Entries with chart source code
==========

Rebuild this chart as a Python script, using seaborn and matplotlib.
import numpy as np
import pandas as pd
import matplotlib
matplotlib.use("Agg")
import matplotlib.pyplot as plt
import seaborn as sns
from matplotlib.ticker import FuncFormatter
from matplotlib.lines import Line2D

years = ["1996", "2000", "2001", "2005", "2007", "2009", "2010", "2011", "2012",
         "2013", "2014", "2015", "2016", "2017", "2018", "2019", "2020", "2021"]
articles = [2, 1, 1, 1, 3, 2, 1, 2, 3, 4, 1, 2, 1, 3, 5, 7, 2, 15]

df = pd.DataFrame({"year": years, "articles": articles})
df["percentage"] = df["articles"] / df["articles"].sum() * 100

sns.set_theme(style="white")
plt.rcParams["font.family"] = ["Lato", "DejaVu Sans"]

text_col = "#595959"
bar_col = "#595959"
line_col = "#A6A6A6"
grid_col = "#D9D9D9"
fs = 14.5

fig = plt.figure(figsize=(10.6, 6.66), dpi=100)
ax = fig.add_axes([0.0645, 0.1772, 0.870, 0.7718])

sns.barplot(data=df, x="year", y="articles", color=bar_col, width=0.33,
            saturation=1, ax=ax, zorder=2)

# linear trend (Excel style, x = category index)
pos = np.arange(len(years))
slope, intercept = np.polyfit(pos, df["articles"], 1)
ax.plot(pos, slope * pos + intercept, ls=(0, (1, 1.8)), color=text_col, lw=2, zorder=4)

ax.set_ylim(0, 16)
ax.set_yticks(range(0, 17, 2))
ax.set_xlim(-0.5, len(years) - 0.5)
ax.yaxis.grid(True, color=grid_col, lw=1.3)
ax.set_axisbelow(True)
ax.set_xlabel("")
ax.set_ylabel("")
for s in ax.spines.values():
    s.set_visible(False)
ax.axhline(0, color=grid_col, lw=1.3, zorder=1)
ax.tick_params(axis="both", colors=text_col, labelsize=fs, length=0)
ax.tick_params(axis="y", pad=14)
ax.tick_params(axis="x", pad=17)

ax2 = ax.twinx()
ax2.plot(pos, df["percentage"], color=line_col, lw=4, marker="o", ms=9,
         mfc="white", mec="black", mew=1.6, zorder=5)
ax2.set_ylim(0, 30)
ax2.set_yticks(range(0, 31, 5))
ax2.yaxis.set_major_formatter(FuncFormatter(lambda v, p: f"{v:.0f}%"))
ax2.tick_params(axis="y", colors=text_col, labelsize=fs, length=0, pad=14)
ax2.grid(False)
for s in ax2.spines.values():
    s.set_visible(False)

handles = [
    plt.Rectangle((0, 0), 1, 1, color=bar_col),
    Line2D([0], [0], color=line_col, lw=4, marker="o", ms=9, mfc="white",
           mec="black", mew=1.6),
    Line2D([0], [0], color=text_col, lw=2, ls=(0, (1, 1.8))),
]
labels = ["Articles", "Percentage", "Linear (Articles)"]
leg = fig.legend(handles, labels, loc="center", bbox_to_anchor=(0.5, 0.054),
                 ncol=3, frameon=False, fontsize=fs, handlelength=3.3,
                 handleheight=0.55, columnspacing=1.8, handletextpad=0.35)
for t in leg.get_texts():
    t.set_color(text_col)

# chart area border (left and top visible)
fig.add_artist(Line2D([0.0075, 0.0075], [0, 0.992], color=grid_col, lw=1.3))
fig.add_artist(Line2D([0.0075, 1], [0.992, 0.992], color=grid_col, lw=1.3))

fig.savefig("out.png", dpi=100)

==========

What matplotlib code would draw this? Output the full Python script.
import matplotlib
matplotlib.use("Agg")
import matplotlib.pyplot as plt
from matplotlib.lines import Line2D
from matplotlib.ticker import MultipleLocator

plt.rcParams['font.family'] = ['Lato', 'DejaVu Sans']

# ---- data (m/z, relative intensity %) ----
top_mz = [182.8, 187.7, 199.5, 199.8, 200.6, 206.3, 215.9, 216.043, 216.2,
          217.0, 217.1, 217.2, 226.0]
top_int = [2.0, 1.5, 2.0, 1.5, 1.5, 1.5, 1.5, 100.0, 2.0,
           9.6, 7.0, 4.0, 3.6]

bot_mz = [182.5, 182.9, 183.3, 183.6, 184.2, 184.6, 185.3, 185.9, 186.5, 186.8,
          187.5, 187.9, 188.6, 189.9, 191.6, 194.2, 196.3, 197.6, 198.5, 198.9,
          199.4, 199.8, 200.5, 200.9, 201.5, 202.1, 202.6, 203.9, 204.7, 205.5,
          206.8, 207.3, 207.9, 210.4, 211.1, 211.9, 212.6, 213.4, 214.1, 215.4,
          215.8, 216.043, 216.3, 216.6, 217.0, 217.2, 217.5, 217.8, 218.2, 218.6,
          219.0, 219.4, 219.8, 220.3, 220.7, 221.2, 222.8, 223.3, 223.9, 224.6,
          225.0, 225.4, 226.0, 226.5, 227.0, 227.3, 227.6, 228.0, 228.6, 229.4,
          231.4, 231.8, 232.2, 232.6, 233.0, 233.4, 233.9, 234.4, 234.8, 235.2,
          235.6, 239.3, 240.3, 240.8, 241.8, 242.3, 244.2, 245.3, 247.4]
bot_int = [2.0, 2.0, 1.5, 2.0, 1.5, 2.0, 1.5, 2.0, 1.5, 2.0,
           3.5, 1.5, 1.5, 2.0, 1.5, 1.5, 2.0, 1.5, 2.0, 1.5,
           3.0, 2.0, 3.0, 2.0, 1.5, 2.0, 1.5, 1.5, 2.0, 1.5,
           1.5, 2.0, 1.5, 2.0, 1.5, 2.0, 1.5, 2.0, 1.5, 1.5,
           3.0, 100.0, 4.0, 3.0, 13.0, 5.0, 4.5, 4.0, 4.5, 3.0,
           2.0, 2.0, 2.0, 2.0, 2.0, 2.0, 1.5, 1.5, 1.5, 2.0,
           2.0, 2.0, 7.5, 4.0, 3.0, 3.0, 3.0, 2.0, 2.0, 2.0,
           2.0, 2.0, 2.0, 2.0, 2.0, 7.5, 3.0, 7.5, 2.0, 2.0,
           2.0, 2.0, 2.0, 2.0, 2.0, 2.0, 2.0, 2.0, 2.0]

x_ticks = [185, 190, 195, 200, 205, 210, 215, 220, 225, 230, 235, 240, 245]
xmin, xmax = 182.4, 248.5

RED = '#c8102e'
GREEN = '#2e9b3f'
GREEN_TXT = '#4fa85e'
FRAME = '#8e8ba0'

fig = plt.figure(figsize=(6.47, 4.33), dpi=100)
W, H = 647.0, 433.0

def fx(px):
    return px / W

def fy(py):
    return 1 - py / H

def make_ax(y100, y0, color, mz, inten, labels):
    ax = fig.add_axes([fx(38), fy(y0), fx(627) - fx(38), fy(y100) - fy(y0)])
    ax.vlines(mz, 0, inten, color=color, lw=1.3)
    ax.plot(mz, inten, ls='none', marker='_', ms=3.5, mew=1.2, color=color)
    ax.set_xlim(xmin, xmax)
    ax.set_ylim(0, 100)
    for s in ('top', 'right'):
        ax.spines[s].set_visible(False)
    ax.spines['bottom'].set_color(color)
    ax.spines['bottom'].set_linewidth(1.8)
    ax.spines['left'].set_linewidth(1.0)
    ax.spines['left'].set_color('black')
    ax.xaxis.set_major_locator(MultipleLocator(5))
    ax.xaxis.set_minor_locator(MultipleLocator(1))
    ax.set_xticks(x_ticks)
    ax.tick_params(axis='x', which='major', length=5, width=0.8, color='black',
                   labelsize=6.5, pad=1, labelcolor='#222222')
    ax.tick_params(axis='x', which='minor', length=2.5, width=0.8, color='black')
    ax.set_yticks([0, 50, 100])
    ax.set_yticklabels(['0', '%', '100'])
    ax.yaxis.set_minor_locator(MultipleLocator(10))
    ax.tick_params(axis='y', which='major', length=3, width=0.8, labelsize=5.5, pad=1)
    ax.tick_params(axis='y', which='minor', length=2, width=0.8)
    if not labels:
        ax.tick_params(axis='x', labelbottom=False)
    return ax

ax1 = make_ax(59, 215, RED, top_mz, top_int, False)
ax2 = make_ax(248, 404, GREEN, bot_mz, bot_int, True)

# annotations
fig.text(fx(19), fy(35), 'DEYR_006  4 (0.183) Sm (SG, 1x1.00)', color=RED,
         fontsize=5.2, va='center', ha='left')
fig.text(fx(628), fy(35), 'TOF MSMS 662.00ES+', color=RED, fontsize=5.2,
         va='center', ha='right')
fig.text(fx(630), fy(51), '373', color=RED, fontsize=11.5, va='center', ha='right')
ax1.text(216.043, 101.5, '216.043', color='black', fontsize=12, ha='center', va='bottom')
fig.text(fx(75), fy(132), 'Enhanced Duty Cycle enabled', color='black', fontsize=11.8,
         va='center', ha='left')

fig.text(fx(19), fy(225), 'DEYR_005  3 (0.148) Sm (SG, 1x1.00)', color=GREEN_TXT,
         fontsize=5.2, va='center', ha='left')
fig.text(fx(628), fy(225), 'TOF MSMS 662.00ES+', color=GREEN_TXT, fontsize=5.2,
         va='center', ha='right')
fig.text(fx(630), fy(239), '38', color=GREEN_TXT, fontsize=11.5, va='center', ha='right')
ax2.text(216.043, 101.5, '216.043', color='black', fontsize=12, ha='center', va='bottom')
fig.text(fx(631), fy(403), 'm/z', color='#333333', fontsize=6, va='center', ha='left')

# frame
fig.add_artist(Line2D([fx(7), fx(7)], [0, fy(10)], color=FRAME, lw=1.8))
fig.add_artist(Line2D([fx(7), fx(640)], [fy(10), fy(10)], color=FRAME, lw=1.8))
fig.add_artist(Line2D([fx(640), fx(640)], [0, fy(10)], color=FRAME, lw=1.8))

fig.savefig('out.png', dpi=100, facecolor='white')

==========

Return verbatim the lines that run from the line containing "What matplotlib code" through the line containing "plt.rcParams['font.family'] = ['Lato', 'DejaVu", inclusive.

What matplotlib code would draw this? Output the full Python script.
import matplotlib
matplotlib.use("Agg")
import matplotlib.pyplot as plt
from matplotlib.lines import Line2D
from matplotlib.ticker import MultipleLocator

plt.rcParams['font.family'] = ['Lato', 'DejaVu Sans']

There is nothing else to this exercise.